Follow-up story: The Tuttle Twins and the Miraculous Pencil
A classic explanation of how cooperation and markets create wealth.
7. The Self-Reliance Audit
Prompt:
“List ten practical life skills a teenager should have before leaving home and suggest hands-on ways to learn them outside school.”
Follow-up story: The Tuttle Twins and the Education Vacation
A reminder that real learning happens everywhere—not just classrooms.
8. The Persuasion Workshop
Prompt:
“Teach my child how to make a compelling argument for something they want using honest persuasion.”
Follow-up story: The Tuttle Twins and the Fate of the Future
Explores how ideas—not force—shape the world.
9. The Government Dependency Test
Prompt:
“Walk through how much of daily life involves government programs or subsidies. Help me explain this to a curious kid.”
Follow-up story: The Tuttle Twins and the Leviathan Crisis
Shows how government power often grows during crises.

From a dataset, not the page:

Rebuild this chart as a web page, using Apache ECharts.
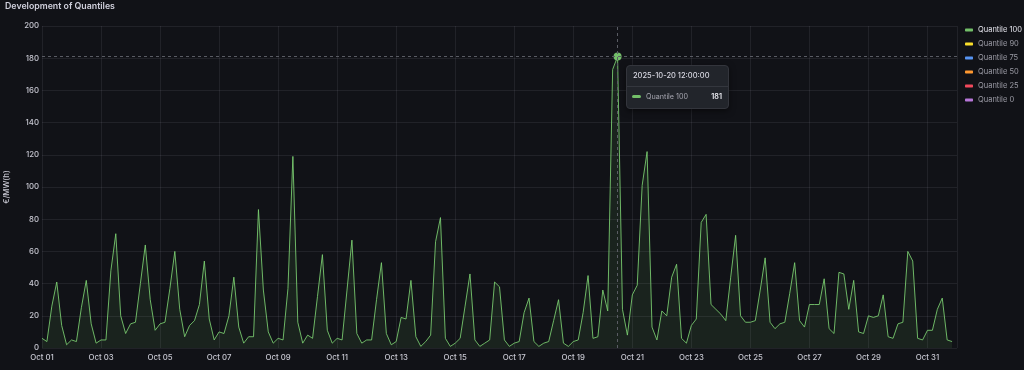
<!DOCTYPE html>
<html>
<head>
<meta charset="utf-8">
<script src="https://cdn.jsdelivr.net/npm/echarts@6/dist/echarts.min.js"></script>
<style>
  html, body { margin: 0; padding: 0; background: #111217; }
  #chart { width: 1024px; height: 370px; }
</style>
</head>
<body>
<div id="chart"></div>
<script>
// ---- data ----
const titleText = 'Development of Quantiles';
const yAxisName = '€/MW(h)';
const startUTC = Date.UTC(2025, 9, 1, 0, 0, 0); // 2025-10-01 00:00
const stepHours = 4;
const spanHours = 31 * 24;           // Oct 01 .. Nov 01
const tickHours = 48;                // label every 2 days
const monthNames = ['Jan','Feb','Mar','Apr','May','Jun','Jul','Aug','Sep','Oct','Nov','Dec'];

const seriesNames = ['Quantile 100', 'Quantile 90', 'Quantile 75', 'Quantile 50', 'Quantile 25', 'Quantile 0'];
const seriesColors = ['#73BF69', '#FADE2A', '#5794F2', '#FF9830', '#F2495C', '#B877D9'];

// Quantile 100, one value every 4 hours
const quantile100 = [
  6, 4, 26, 41, 14, 2,
  5, 4, 25, 42, 15, 3,
  5, 5, 48, 71, 20, 9,
  15, 16, 40, 64, 30, 11,
  15, 16, 37, 60, 24, 7,
  14, 17, 27, 54, 18, 5,
  10, 9, 20, 44, 13, 3,
  7, 7, 86, 36, 10, 3,
  6, 5, 37, 119, 16, 3,
  8, 6, 32, 58, 11, 3,
  6, 5, 36, 67, 9, 3,
  5, 5, 30, 53, 9, 2,
  4, 19, 18, 42, 7, 1,
  4, 8, 66, 81, 6, 1,
  3, 6, 26, 46, 5, 1,
  3, 5, 41, 38, 5, 1,
  3, 4, 22, 31, 4, 1,
  3, 4, 17, 30, 3, 1,
  4, 5, 22, 45, 6, 7,
  36, 23, 173, 181, 24, 8,
  33, 39, 101, 122, 13, 5,
  23, 20, 44, 52, 6, 3,
  14, 18, 78, 83, 27, 24,
  21, 17, 44, 70, 20, 16,
  16, 17, 36, 56, 16, 12,
  15, 16, 34, 53, 17, 13,
  27, 27, 27, 43, 12, 9,
  47, 46, 24, 42, 10, 9,
  20, 19, 20, 33, 7, 6,
  15, 16, 60, 54, 6, 5,
  11, 11, 24, 31, 5, 4
];
// other quantiles have no data shown
const quantile90 = [];
const quantile75 = [];
const quantile50 = [];
const quantile25 = [];
const quantile0 = [];
const allSeriesData = [quantile100, quantile90, quantile75, quantile50, quantile25, quantile0];

// ---- helpers ----
const pad = n => (n < 10 ? '0' : '') + n;
function hourToDate(h) { return new Date(startUTC + h * 3600000); }
function fmtAxis(h) {
  const d = hourToDate(h);
  return monthNames[d.getUTCMonth()] + ' ' + pad(d.getUTCDate());
}
function fmtFull(h) {
  const d = hourToDate(h);
  return d.getUTCFullYear() + '-' + pad(d.getUTCMonth() + 1) + '-' + pad(d.getUTCDate()) + ' ' +
    pad(d.getUTCHours()) + ':' + pad(d.getUTCMinutes()) + ':' + pad(d.getUTCSeconds());
}

const FONT = 'Inter, "Noto Sans", sans-serif';
const chart = echarts.init(document.getElementById('chart'), null, { renderer: 'canvas' });

const series = seriesNames.map((name, k) => ({
  name: name,
  type: 'line',
  data: allSeriesData[k].map((v, i) => [i * stepHours, v]),
  color: seriesColors[k],
  showSymbol: false,
  symbol: 'circle',
  symbolSize: 8,
  lineStyle: { width: 1, color: seriesColors[k], opacity: 0.85 },
  itemStyle: { color: seriesColors[k] },
  areaStyle: { color: seriesColors[k], opacity: 0.09 },
  emphasis: { disabled: false, scale: false, focus: 'none', lineStyle: { width: 1 } },
  animation: false
}));

chart.setOption({
  backgroundColor: '#111217',
  animation: false,
  textStyle: { fontFamily: FONT },
  title: {
    text: titleText,
    left: 5, top: 2,
    padding: 0,
    textStyle: { color: '#d0d0dc', fontSize: 8.8, fontWeight: 600, fontFamily: FONT }
  },
  legend: {
    orient: 'vertical',
    left: 965, top: 25,
    padding: 0,
    itemGap: 4,
    itemWidth: 8, itemHeight: 3,
    icon: 'roundRect',
    selectedMode: false,
    textStyle: { fontSize: 7.5, lineHeight: 10, color: '#9c9ca6', fontFamily: FONT },
    data: seriesNames.map((n, k) => ({
      name: n,
      textStyle: { color: k === 0 ? '#e4e4ec' : '#9c9ca6' }
    }))
  },
  grid: { left: 42, right: 67, top: 26, bottom: 22, outerBoundsMode: 'none', containLabel: false },
  xAxis: {
    type: 'value',
    min: 0, max: spanHours, interval: tickHours,
    axisLine: { show: false },
    axisTick: { show: false },
    splitLine: { show: true, lineStyle: { color: 'rgba(204,204,220,0.09)', width: 1 } },
    axisLabel: {
      color: '#c8c8d2', fontSize: 7.8, margin: 6, fontFamily: FONT, fontWeight: 500,
      showMaxLabel: false,
      alignMinLabel: 'center',
      formatter: v => fmtAxis(v)
    }
  },
  yAxis: {
    type: 'value',
    min: 0, max: 200, interval: 20,
    name: yAxisName,
    nameLocation: 'middle',
    nameGap: 31,
    nameRotate: 90,
    nameTextStyle: { color: '#c8c8d2', fontSize: 7.8, fontFamily: FONT, fontWeight: 500 },
    axisLine: { show: false },
    axisTick: { show: false },
    splitLine: { show: true, lineStyle: { color: 'rgba(204,204,220,0.09)', width: 1 } },
    axisLabel: { color: '#c8c8d2', fontSize: 7.8, margin: 3, fontFamily: FONT, fontWeight: 500 }
  },
  tooltip: {
    trigger: 'axis',
    triggerOn: 'none',
    alwaysShowContent: true,
    transitionDuration: 0,
    padding: 0,
    backgroundColor: '#22252b',
    borderColor: '#33353c',
    borderWidth: 1,
    borderRadius: 4,
    extraCssText: 'box-shadow: 0 2px 6px rgba(0,0,0,0.5);',
    position: function (point) { return [point[0] + 8, point[1] + 8]; },
    axisPointer: {
      type: 'cross',
      snap: false,
      label: { show: false },
      crossStyle: { color: '#5a5c64', type: [3, 3], width: 1 },
      lineStyle: { color: '#5a5c64', type: [3, 3], width: 1 }
    },
    formatter: function (params) {
      const p = params.filter(q => q.value !== undefined && q.value !== null)[0];
      if (!p) return '';
      const h = p.value[0], v = p.value[1];
      return '<div style="width:101px;font-family:Inter,sans-serif;line-height:1;">' +
        '<div style="padding:6px 6px 6px 6px;font-size:7.5px;font-weight:500;color:#d8d8e2;border-bottom:1px solid #34373e;">' + fmtFull(h) + '</div>' +
        '<div style="padding:6.5px 6px 8px 5px;display:flex;align-items:center;font-size:7.2px;">' +
          '<span style="display:inline-block;width:9px;height:3px;border-radius:2px;background:' + p.color + ';margin-right:5px;"></span>' +
          '<span style="color:#a6a6b0;flex:1;">' + p.seriesName + '</span>' +
          '<span style="color:#ececf2;font-weight:600;">' + v + '</span>' +
        '</div></div>';
    }
  },
  series: series
});

// show the tooltip at the maximum of Quantile 100
let peakIdx = 0;
quantile100.forEach((v, i) => { if (v > quantile100[peakIdx]) peakIdx = i; });
const px = chart.convertToPixel({ gridIndex: 0 }, [peakIdx * stepHours, quantile100[peakIdx]]);
chart.dispatchAction({ type: 'showTip', x: px[0], y: px[1] });
</script>
</body>
</html>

10. The Risk and Reward Framework
Prompt:
“Use a simple scenario to explain risk and reward to a child. Help them understand why avoiding all risk is itself a form of risk.”
Follow-up story: The Tuttle Twins and the Twelve Rules Bootcamp
How doing hard things makes us better and stronger people. Hardship shouldn’t be avoided—it should be embraced!
None of these conversations requires a classroom, expensive curriculum, or hours of focused “teaching” time.
They just require parents who are willing to sit around and talk to their kids.
That’s something we spend a lot of time and effort trying to make easier with our Tuttle Twins books and resources. We write stories that help families talk about the ideas schools don’t teach: real entrepreneurship, incentives, value creation, personal responsibility, and how the world really works.
Schools ban emerging technologies because they aren’t trying to prepare kids to change the world.
The education system was built to train a compliant population of rule-followers and seekers of permission. It was built to train factory workers. Of course, it isn’t going to encourage the adoption of the tools that will expedite its own irrelevance.
But the families who help their kids master the tools of the future are giving them something far more valuable than a good grade.
They’re teaching them that there actually isn’t any value in making A’s within a system that only awards compliance and mediocrity.
And that’s the kind of lesson I want my kids to learn. I suspect you agree.